__Record set__.
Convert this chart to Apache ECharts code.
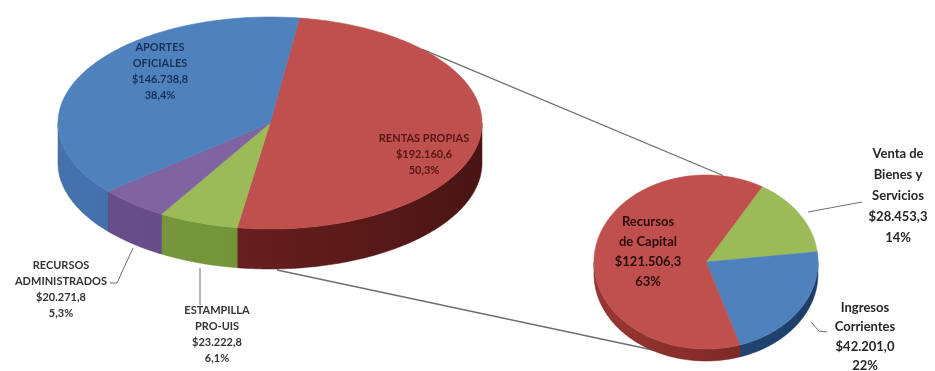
<!DOCTYPE html>
<html>
<head>
<meta charset="utf-8">
<script src="https://cdn.jsdelivr.net/npm/echarts@6/dist/echarts.min.js"></script>
<style>
  html, body { margin: 0; padding: 0; background: #ffffff; }
  #chart { width: 935px; height: 371px; }
</style>
</head>
<body>
<div id="chart"></div>
<script>
// Revenue sources (main pie), in clockwise order from the top
const mainNames = ['RENTAS PROPIAS', 'ESTAMPILLA\nPRO-UIS', 'RECURSOS\nADMINISTRADOS', 'APORTES\nOFICIALES'];
const mainValues = [192160.6, 23222.8, 20271.8, 146738.8];
const mainPercents = ['50,3%', '6,1%', '5,3%', '38,4%'];

// Breakdown of RENTAS PROPIAS (secondary pie)
const subNames = ['Venta de\nBienes y\nServicios', 'Ingresos\nCorrientes', 'Recursos\nde Capital'];
const subValues = [28453.3, 42201.0, 121506.3];
const subPercents = ['14%', '22%', '63%'];

// ---- styling / layout ----
const FONT = 'Lato, "Open Sans", sans-serif';
const mainGeo = { cx: 270, cy: 123, rx: 212, ry: 106, depth: 40, start: 8 };
const subGeo  = { cx: 706, cy: 262, rx: 112, ry: 87, depth: 12, start: 30 };

const mainStyle = {
  top:  ['#C0504D', '#9BBB59', '#8064A2', '#4F81BD'],
  side: [['#7d2826', '#4a1414'], ['#7a9a3e', '#6d8c35'], ['#6a4f8e', '#5a4379'], ['#4572ad', '#3a659c']],
  text: ['#551614', '#333333', '#333333', '#15325c'],
  size: [11, 11, 11, 11],
  lineHeight: [16, 16, 16, 16],
  labelPos: [[424, 154], [217, 334], [61, 289], [160, 71]]
};
const subStyle = {
  top:  ['#9BBB59', '#4F81BD', '#C0504D'],
  side: [['#76923c', '#6a8434'], ['#2a5285', '#1d3d66'], ['#9a3633', '#6e2220']],
  text: ['#262626', '#262626', '#2a0b0b'],
  size: [13, 13, 13],
  lineHeight: [21, 19.5, 20],
  labelPos: [[898, 196], [865, 337], [648, 252]]
};

function money(v) {
  const parts = v.toFixed(1).split('.');
  const intPart = parts[0].replace(/\B(?=(\d{3})+(?!\d))/g, '.');
  return '$' + intPart + ',' + parts[1];
}

function arcPoints(g, a0, a1, dy) {
  const pts = [];
  const n = Math.max(2, Math.ceil(Math.abs(a1 - a0)));
  for (let k = 0; k <= n; k++) {
    const t = (a0 + (a1 - a0) * k / n) * Math.PI / 180;
    pts.push([g.cx + g.rx * Math.sin(t), g.cy - g.ry * Math.cos(t) + dy]);
  }
  return pts;
}

function sliceAngles(values, g) {
  const total = values.reduce((a, b) => a + b, 0);
  let acc = 0;
  return values.map(v => {
    const a0 = g.start + 360 * acc / total;
    acc += v;
    return [a0, g.start + 360 * acc / total];
  });
}

// Visible wall of a slice: the part of its rim on the near (lower) half
function sideSpans(a0, a1) {
  const spans = [];
  [[90, 270], [450, 630]].forEach(([l, h]) => {
    const s = Math.max(a0, l), e = Math.min(a1, h);
    if (e > s) spans.push([s, e]);
  });
  return spans;
}

function sideSeries(values, g, style, z) {
  const angles = sliceAngles(values, g);
  return {
    type: 'custom', coordinateSystem: 'none', z: z, silent: true,
    data: values.map((v, i) => [i, v]),
    renderItem: function (params) {
      const i = params.dataIndex;
      const [a0, a1] = angles[i];
      const children = sideSpans(a0, a1).map(([s, e]) => {
        const topEdge = arcPoints(g, s, e, 0);
        const bottomEdge = arcPoints(g, e, s, g.depth);
        return {
          type: 'polygon',
          shape: { points: topEdge.concat(bottomEdge) },
          style: {
            fill: {
              type: 'linear', global: true,
              x: g.cx - g.rx, y: 0, x2: g.cx + g.rx, y2: 0,
              colorStops: [{ offset: 0, color: style.side[i][0] }, { offset: 1, color: style.side[i][1] }]
            },
            stroke: style.side[i][1], lineWidth: 0.5
          }
        };
      });
      return { type: 'group', children: children };
    }
  };
}

function topSeries(names, values, percents, g, style, z) {
  const angles = sliceAngles(values, g);
  return {
    type: 'custom', coordinateSystem: 'none', z: z, silent: true,
    data: values.map((v, i) => [i, v]),
    renderItem: function (params) {
      const i = params.dataIndex;
      const [a0, a1] = angles[i];
      const pts = [[g.cx, g.cy]].concat(arcPoints(g, a0, a1, 0));
      return {
        type: 'group',
        children: [
          { type: 'polygon', shape: { points: pts },
            style: { fill: style.top[i], stroke: style.top[i], lineWidth: 0.6 } },
          { type: 'text', z2: 10,
            x: style.labelPos[i][0], y: style.labelPos[i][1],
            style: {
              text: names[i] + '\n' + money(values[i]) + '\n' + percents[i],
              fill: style.text[i], font: 'bold ' + style.size[i] + 'px ' + FONT,
              lineHeight: style.lineHeight[i],
              align: 'center', verticalAlign: 'middle'
            } }
        ]
      };
    }
  };
}

// Connector and leader lines
const lineColor = '#6e6e6e';
function line(points, w) {
  return { type: 'polyline', silent: true, z: 1, shape: { points: points },
           style: { stroke: lineColor, lineWidth: w || 1.3, fill: null } };
}
const connUpperAngle = 46 * Math.PI / 180;
const upperStart = [mainGeo.cx + mainGeo.rx * Math.sin(connUpperAngle), mainGeo.cy - mainGeo.ry * Math.cos(connUpperAngle)];
const upperEnd = [subGeo.cx + 17, subGeo.cy - subGeo.ry + 0.5];
const lowerStart = [mainGeo.cx + 7, mainGeo.cy + mainGeo.ry + mainGeo.depth + 1];
const lowerEnd = [subGeo.cx - 6, subGeo.cy + subGeo.ry + subGeo.depth - 1];

const chart = echarts.init(document.getElementById('chart'), null, { renderer: 'canvas' });
chart.setOption({
  backgroundColor: '#ffffff',
  animation: false,
  graphic: [
    line([upperStart, upperEnd]),
    line([lowerStart, lowerEnd]),
    line([[110, 283], [117, 283], [133, 248]], 1),
    line([[200, 268], [200, 305]], 1),
    line([[808, 212], [862, 202]], 1),
    line([[811, 322], [819, 331], [827, 332]], 1)
  ],
  series: [
    sideSeries(mainValues, mainGeo, mainStyle, 2),
    topSeries(mainNames, mainValues, mainPercents, mainGeo, mainStyle, 3),
    sideSeries(subValues, subGeo, subStyle, 2),
    topSeries(subNames, subValues, subPercents, subGeo, subStyle, 3)
  ]
});
</script>
</body>
</html>
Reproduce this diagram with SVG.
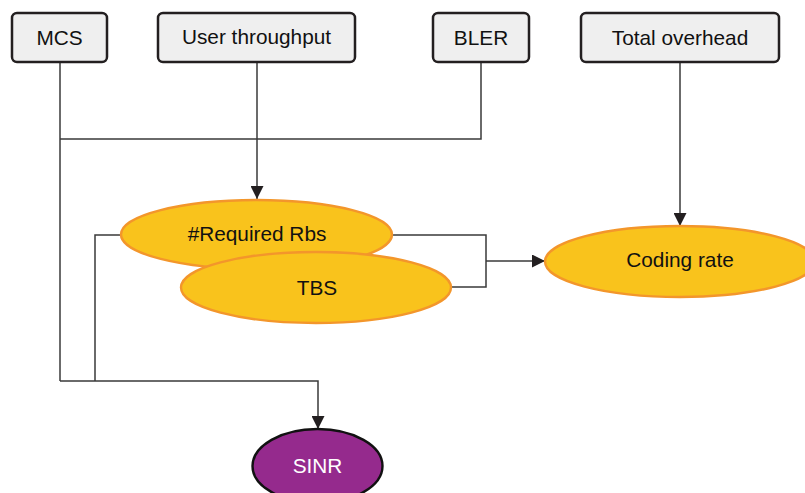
<svg xmlns="http://www.w3.org/2000/svg" width="805" height="493" viewBox="0 0 805 493">
  <defs>
    <marker id="arrow" markerWidth="13" markerHeight="13" refX="13" refY="6.5" orient="auto" markerUnits="userSpaceOnUse">
      <path d="M0,0 L13,6.5 L0,13 Z" fill="#231f20"/>
    </marker>
  </defs>
  <style>
    .box { fill: #efefef; stroke: #231f20; stroke-width: 2.5; }
    .oval { fill: #f9c31c; stroke: #f3962b; stroke-width: 2.4; }
    .sinr { fill: #952a8d; stroke: #111; stroke-width: 2.4; }
    .wire { fill: none; stroke: #3a3a3a; stroke-width: 1.5; }
    .label { font-family: "Liberation Sans", Arial, sans-serif; font-size: 20.8px; fill: #111; text-anchor: middle; }
    .light { fill: #ffffff; }
  </style>
  <rect width="805" height="493" fill="#ffffff"/>

  <!-- connectors -->
  <g id="connectors">
    <path class="wire" d="M60,62 V381"/>
    <path class="wire" d="M60,139 H481 V62"/>
    <path class="wire" d="M257,62 V199" marker-end="url(#arrow)"/>
    <path class="wire" d="M680,62 V226" marker-end="url(#arrow)"/>
    <path class="wire" d="M392,235 H486 V287 H451"/>
    <path class="wire" d="M486,261 H545" marker-end="url(#arrow)"/>
    <path class="wire" d="M121,235 H95 V381"/>
    <path class="wire" d="M60,381 H318 V429" marker-end="url(#arrow)"/>
  </g>

  <g id="mcs">
    <rect class="box" x="12" y="13" width="95" height="49" rx="5"/>
    <text class="label" x="59.5" y="45">MCS</text>
  </g>
  <g id="user-throughput">
    <rect class="box" x="158" y="13" width="197" height="49" rx="5"/>
    <text class="label" x="256.5" y="44">User throughput</text>
  </g>
  <g id="bler">
    <rect class="box" x="433" y="13" width="96" height="49" rx="5"/>
    <text class="label" x="481" y="45">BLER</text>
  </g>
  <g id="total-overhead">
    <rect class="box" x="581" y="13" width="198" height="49" rx="5"/>
    <text class="label" x="680" y="45">Total overhead</text>
  </g>

  <g id="required-rbs">
    <ellipse class="oval" cx="256.5" cy="234.5" rx="135.5" ry="34.5"/>
    <text class="label" x="257" y="241">#Required Rbs</text>
  </g>
  <g id="tbs">
    <ellipse class="oval" cx="316" cy="287.5" rx="135" ry="35.5"/>
    <text class="label" x="317" y="295">TBS</text>
  </g>
  <g id="coding-rate">
    <ellipse class="oval" cx="680" cy="261.5" rx="135" ry="35.5"/>
    <text class="label" x="680" y="267">Coding rate</text>
  </g>
  <g id="sinr">
    <ellipse class="sinr" cx="317.5" cy="466" rx="65" ry="37"/>
    <text class="label light" x="317.5" y="473">SINR</text>
  </g>
</svg>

__Short task__. Reproduce only the lines from the beginning of the data through the line that contains "const subPercents = ['14%', '22%', '63%'];", both included, and please drop the pictures.

__Written response__.
Convert this chart to Apache ECharts code.
<!DOCTYPE html>
<html>
<head>
<meta charset="utf-8">
<script src="https://cdn.jsdelivr.net/npm/echarts@6/dist/echarts.min.js"></script>
<style>
  html, body { margin: 0; padding: 0; background: #ffffff; }
  #chart { width: 935px; height: 371px; }
</style>
</head>
<body>
<div id="chart"></div>
<script>
// Revenue sources (main pie), in clockwise order from the top
const mainNames = ['RENTAS PROPIAS', 'ESTAMPILLA\nPRO-UIS', 'RECURSOS\nADMINISTRADOS', 'APORTES\nOFICIALES'];
const mainValues = [192160.6, 23222.8, 20271.8, 146738.8];
const mainPercents = ['50,3%', '6,1%', '5,3%', '38,4%'];

// Breakdown of RENTAS PROPIAS (secondary pie)
const subNames = ['Venta de\nBienes y\nServicios', 'Ingresos\nCorrientes', 'Recursos\nde Capital'];
const subValues = [28453.3, 42201.0, 121506.3];
const subPercents = ['14%', '22%', '63%'];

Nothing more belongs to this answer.